Tim Shea, CEO of Alpha NetSolutions Inc., a Millbury Mass headquarted solution provider serving small and medium businesses, also said he plans to stand by Android. Shea said he likes Android-based tablets because they can be locked down in a virtual desktop infrastructure (VDI) environment that can be easily secured and managed. That is more appealing for commercial customers than the Apple iPad alternative, said Shea. "I like Android a lot," he said. "There has to be a platform to offset Apple. It's a lot like Linux. Apple (iPad) is an island in and of itself. No one wants to run 1,000 islands."

Frey, for his part, said VARs are "excited they have an alternative on a tablet that meets the needs of commercial customers versus trying to force a consumer like tablet into a commercial space."

Tyler Dikman, president and CEO of Cooltronics, a Tampa, Flor.-based solution provider, speculated that if Dell ultimately decides to nix Android it may be because its apps are developed more for smartphones, rather than tablets.

"The Android tablet is still in its infancy. I firmly believe that there will be many, many more apps geared toward Android tablets in the very near future," Dikman told CRN. "However, as it stands right now, the Android OS is more geared toward smartphones rather than tablets."
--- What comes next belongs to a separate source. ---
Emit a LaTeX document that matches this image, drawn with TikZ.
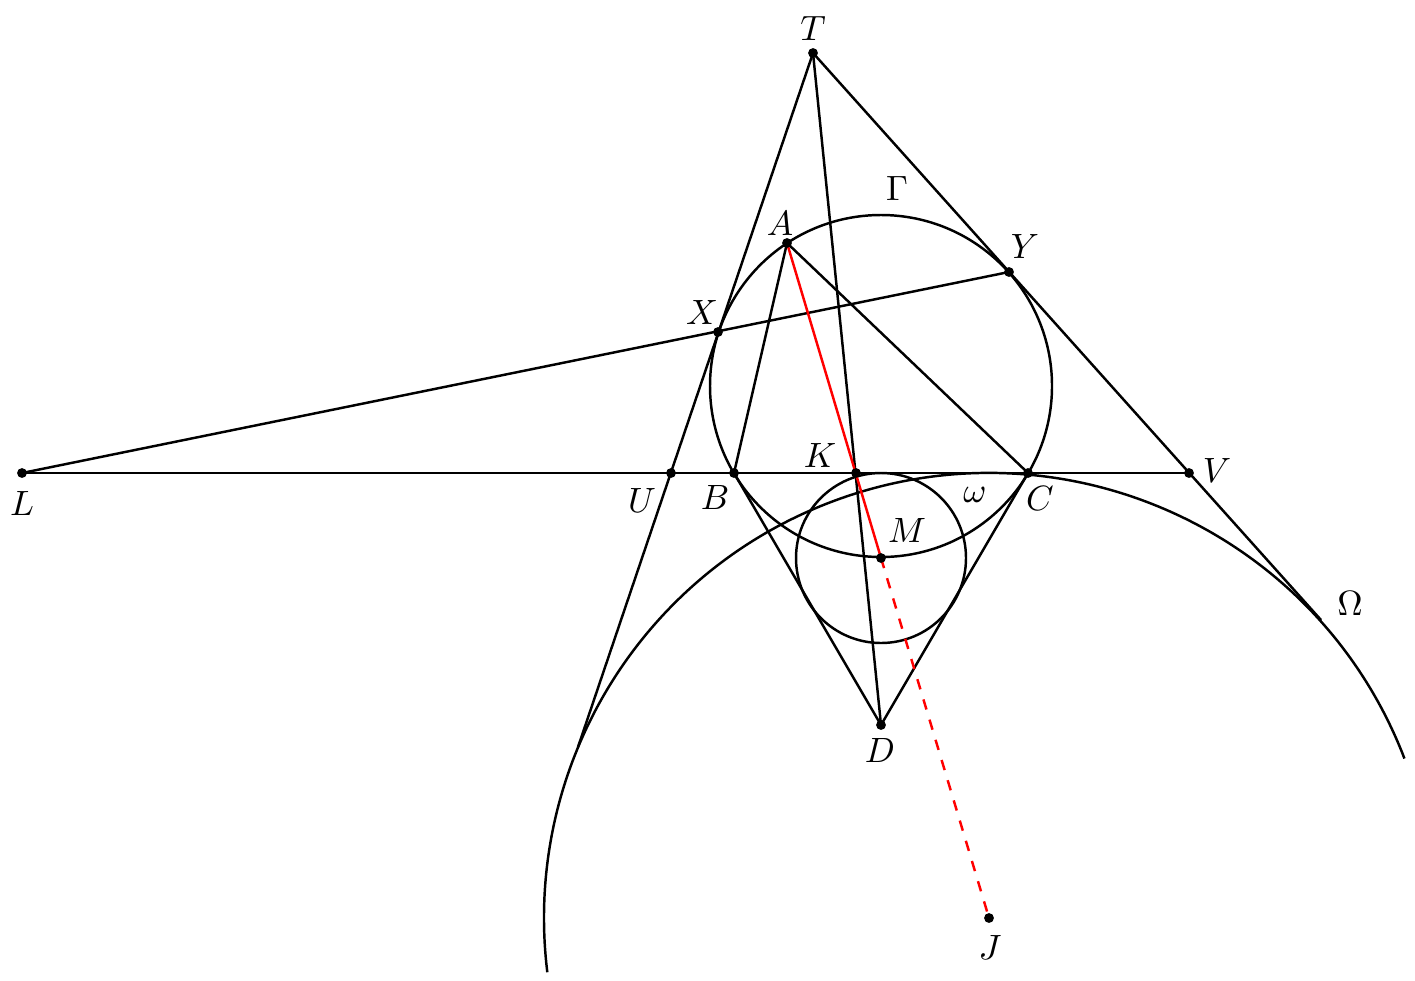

Dikman also noted that, historically, Dell has upheld a close-knit relationship with Microsoft, which could nudge the PC maker toward Windows 8.

"With Windows 8 on the horizon and Dell’s continual investments in tablet platforms, I think there is a very strong chance that, coming soon, we will see a Dell tablet with a version of Windows 8," Dikman said. "I don’t think, though, that means Dell won’t continue exploring enterprise platforms down the road. But if had to take a wild guess today, if a new version of an Android OS comes out for tablets and Windows 8 for tablets come out, which would I choose as far as what Dell would pick? I would definitely say Windows 8."

Dell’s elimination of its Streak 7 Android tablet comes on the heels of the demise of its Streak 5 Android tablet, which was pulled from shelves in August. Dell will continue to offer a 10-inch Streak tablet in China.